== Written instruction ==
Find the string "this" in the entries and copy each line that has it.

(Stored dataset items)
━━━━━━

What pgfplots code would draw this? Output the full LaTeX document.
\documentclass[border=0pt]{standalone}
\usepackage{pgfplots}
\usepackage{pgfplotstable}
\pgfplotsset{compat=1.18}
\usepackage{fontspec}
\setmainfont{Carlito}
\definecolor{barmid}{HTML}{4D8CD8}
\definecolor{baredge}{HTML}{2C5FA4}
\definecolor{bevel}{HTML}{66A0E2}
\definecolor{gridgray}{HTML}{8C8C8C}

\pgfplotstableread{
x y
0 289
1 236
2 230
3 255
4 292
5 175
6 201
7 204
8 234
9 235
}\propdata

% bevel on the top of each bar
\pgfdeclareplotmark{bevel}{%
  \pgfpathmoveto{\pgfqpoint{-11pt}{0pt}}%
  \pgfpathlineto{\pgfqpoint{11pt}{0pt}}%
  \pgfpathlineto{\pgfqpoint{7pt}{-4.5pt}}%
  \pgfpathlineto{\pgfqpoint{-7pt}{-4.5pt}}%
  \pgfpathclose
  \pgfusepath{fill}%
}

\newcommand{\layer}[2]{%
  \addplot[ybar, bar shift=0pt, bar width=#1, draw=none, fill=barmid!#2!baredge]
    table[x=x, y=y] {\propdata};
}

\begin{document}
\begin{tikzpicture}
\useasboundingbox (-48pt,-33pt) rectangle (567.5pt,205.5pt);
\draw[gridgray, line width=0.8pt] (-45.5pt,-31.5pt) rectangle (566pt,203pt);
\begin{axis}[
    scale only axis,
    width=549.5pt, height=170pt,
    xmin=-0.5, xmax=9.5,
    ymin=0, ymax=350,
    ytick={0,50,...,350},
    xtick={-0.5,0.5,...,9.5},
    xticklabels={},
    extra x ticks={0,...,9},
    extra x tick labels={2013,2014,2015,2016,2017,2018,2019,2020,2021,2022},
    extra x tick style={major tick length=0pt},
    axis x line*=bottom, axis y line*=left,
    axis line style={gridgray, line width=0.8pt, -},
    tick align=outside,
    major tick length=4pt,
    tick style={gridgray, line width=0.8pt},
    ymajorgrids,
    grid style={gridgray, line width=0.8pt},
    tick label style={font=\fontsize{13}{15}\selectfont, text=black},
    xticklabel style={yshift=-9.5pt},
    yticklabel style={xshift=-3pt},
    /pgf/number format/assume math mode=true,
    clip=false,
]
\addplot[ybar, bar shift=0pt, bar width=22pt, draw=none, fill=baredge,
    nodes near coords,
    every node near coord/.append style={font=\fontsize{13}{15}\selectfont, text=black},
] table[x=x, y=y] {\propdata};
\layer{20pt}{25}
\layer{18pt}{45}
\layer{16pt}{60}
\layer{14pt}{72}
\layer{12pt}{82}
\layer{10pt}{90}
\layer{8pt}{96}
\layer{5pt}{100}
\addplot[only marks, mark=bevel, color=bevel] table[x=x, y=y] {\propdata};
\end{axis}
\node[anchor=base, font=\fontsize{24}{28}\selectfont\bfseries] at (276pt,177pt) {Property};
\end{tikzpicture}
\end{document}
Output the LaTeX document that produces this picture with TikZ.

━━━━━━

== Finished task ==
What pgfplots code would draw this? Output the full LaTeX document.
Output the LaTeX document that produces this picture with TikZ.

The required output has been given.